2011 Scholarship Recipient
I am a second-year Ph. D. student, working with a tiny egg parasitoid in the genus Trichogramma. These parasitoids attack the eggs of many insects, and are especially useful in controlling caterpillar pests in field and greenhouse crops. Before introduction in to the field, Trichogramma species are commonly mass-reared in insectaries. I am investigating the impact of mass-rearing, which results in inbred populations, on the field fitness of these natural enemies, particularly T. pretiosum.
I am currently testing life-history traits in many lab-reared lines of T. pretiosum. Eventually, these lines will be mixed to introduce genetic diversity, mass-reared for varying periods of time and then released into the field. I will later re-collect these parasitoids from release areas after they have had a chance to reproduce, and determine how long their parents were mass-reared for by testing their DNA for a particular mitochondrial marker.
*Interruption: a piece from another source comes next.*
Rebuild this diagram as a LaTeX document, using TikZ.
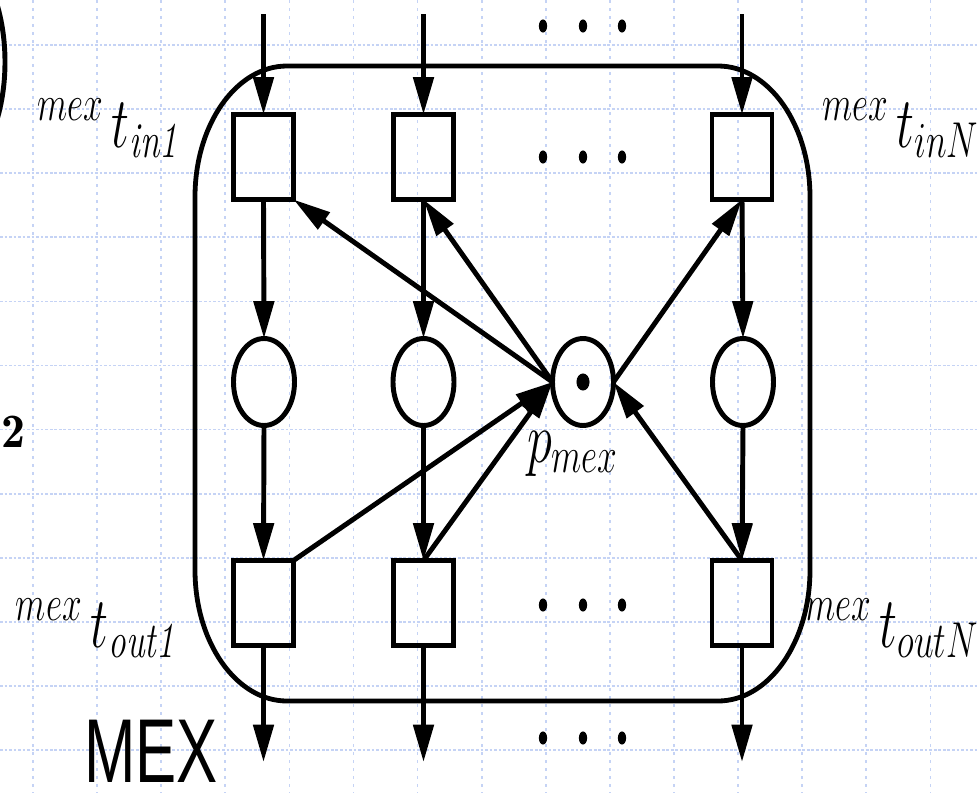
\RequirePackage{fix-cm}
\documentclass[tikz,border=0pt]{standalone}
\usepackage{graphicx}
\usepackage{fontspec}
\newfontfamily\mexfont{Liberation Sans}
\usetikzlibrary{arrows.meta,shapes.geometric}
\definecolor{gridblue}{RGB}{197,211,245}
\newcommand\hsq[1]{\scalebox{0.7}[1]{#1}}
\newcommand\bigmath{\fontsize{54}{60}\selectfont}
\tikzset{
  trans/.style={draw, rectangle, minimum width=45pt, minimum height=63.75pt, inner sep=0pt, outer sep=0pt, line width=3.7pt},
  place/.style={draw, ellipse, minimum width=45.75pt, minimum height=65.25pt, inner sep=0pt, outer sep=0pt, line width=3.7pt},
  flow/.style={line width=3.7pt, -{Triangle[length=28pt,width=15pt]}},
  gridh/.style={gridblue, line width=1.3pt, dash pattern=on 2pt off 1.4pt},
  gridv/.style={gridblue, line width=1.3pt, dash pattern=on 2.2pt off 3.8pt},
  lab/.style={inner sep=0pt, outer sep=0pt, anchor=base west},
  frame/.style={line width=3.6pt}
}
\begin{document}
\begin{tikzpicture}[x=0.75pt,y=-0.75pt]
\useasboundingbox (0,0) rectangle (978,793);
\clip (0,0) rectangle (978,793);
\fill[white] (0,0) rectangle (978,793);
% background grid
\foreach \k in {0,...,11} \draw[gridh] (0,{45+64.1*\k}) -- (978,{45+64.1*\k});
\foreach \k in {0,...,14} \draw[gridv] ({33+64.1*\k},0) -- ({33+64.1*\k},793);

% fragment at the left edge
\draw[line width=3.7pt] (-60,62) ellipse[x radius=48.75pt, y radius=90pt];
\node[lab] (two) at (2,447) {\fontsize{36}{40}\selectfont$\mathbf{2}$};

% MEX frame
\draw[frame] (287,66) -- (718,66)
  arc[start angle=90, end angle=0, x radius=69pt, y radius=98.25pt]
  -- (810,570)
  arc[start angle=0, end angle=-90, x radius=69pt, y radius=98.25pt]
  -- (287,701)
  arc[start angle=-90, end angle=-180, x radius=69pt, y radius=98.25pt]
  -- (195,197)
  arc[start angle=180, end angle=90, x radius=69pt, y radius=98.25pt]
  -- cycle;

% transitions and places
\node[trans] (i1) at (263.5,157) {};
\node[trans] (i2) at (423.5,157) {};
\node[trans] (iN) at (742,157) {};
\node[place] (e1) at (264,382) {};
\node[place] (e2) at (423.5,382) {};
\node[place] (eN) at (743,382) {};
\node[place] (pm) at (583,382) {};
\node[trans] (o1) at (263.5,603) {};
\node[trans] (o2) at (423.5,603) {};
\node[trans] (oN) at (742,603) {};
\fill (pm.center) ellipse[x radius=4.9pt, y radius=6.4pt];

% free ends
\coordinate (t1) at (263.5,14);
\coordinate (t2) at (423.5,14);
\coordinate (tN) at (742,14);
\coordinate (b1) at (263.5,762);
\coordinate (b2) at (423.5,762);
\coordinate (bN) at (742,762);

% vertical flows
\foreach \c in {1,2,N}{
  \draw[flow] (t\c) -- (i\c.north);
  \draw[flow] (i\c.south) -- (e\c.north);
  \draw[flow] (e\c.south) -- (o\c.north);
  \draw[flow] (o\c.south) -- (b\c);
}

% arcs of the mutex place
\draw[flow] (pm.west) -- (i1.south east);
\draw[flow] (pm.west) -- (i2.south);
\draw[flow] (pm.east) -- (iN.south);
\draw[flow] (o1.north east) -- (pm.west);
\draw[flow] (o2.north) -- (pm.west);
\draw[flow] (oN.north) -- (pm.east);

% ellipsis dots
\foreach \y in {26,157,605,738}{
  \foreach \x in {543,583,622}{
    \fill (\x,\y) ellipse[x radius=3.1pt, y radius=4.9pt];
  }
}

% labels
\node[lab] (lin1) at (37,147) {\hsq{\bigmath${}^{mex}\,t_{\mathit{in1}}$}};
\node[lab] (linN) at (822,147) {\hsq{\bigmath${}^{mex}\,t_{inN}$}};
\node[lab] (lout1) at (16,647) {\hsq{\bigmath${}^{mex}\,t_{\mathit{out1}}$}};
\node[lab] (loutN) at (805,647) {\hsq{\bigmath${}^{mex}\,t_{outN}$}};
\node[lab] (lpm) at (527,462) {\hsq{\bigmath$p_{mex}$}};
\node[lab] (mexlab) at (84,782) {\raisebox{0pt}[\height][0pt]{\scalebox{0.68}[1]{\mexfont\fontsize{68}{70}\selectfont MEX}}};
\end{tikzpicture}
\end{document}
Based on the numbers of offspring I find surviving from populations that were mass-reared for short vs. long periods of time, I will be able to infer field fitness and determine whether long periods of mass-rearing are really the best strategy for producing natural enemies for augmentative and inundative biological control. Hopefully, this research will help us to improve rearing practices and also improve the quality of Trichogramma (and possibly other natural enemies too) being used for biological control.
I will be using the funds provided by the Harry Scott Smith Biological Control Scholarship fund to cover registration and travel expenses to the 2011 Entomological Society of America meeting that is being held November in Reno, Nevada.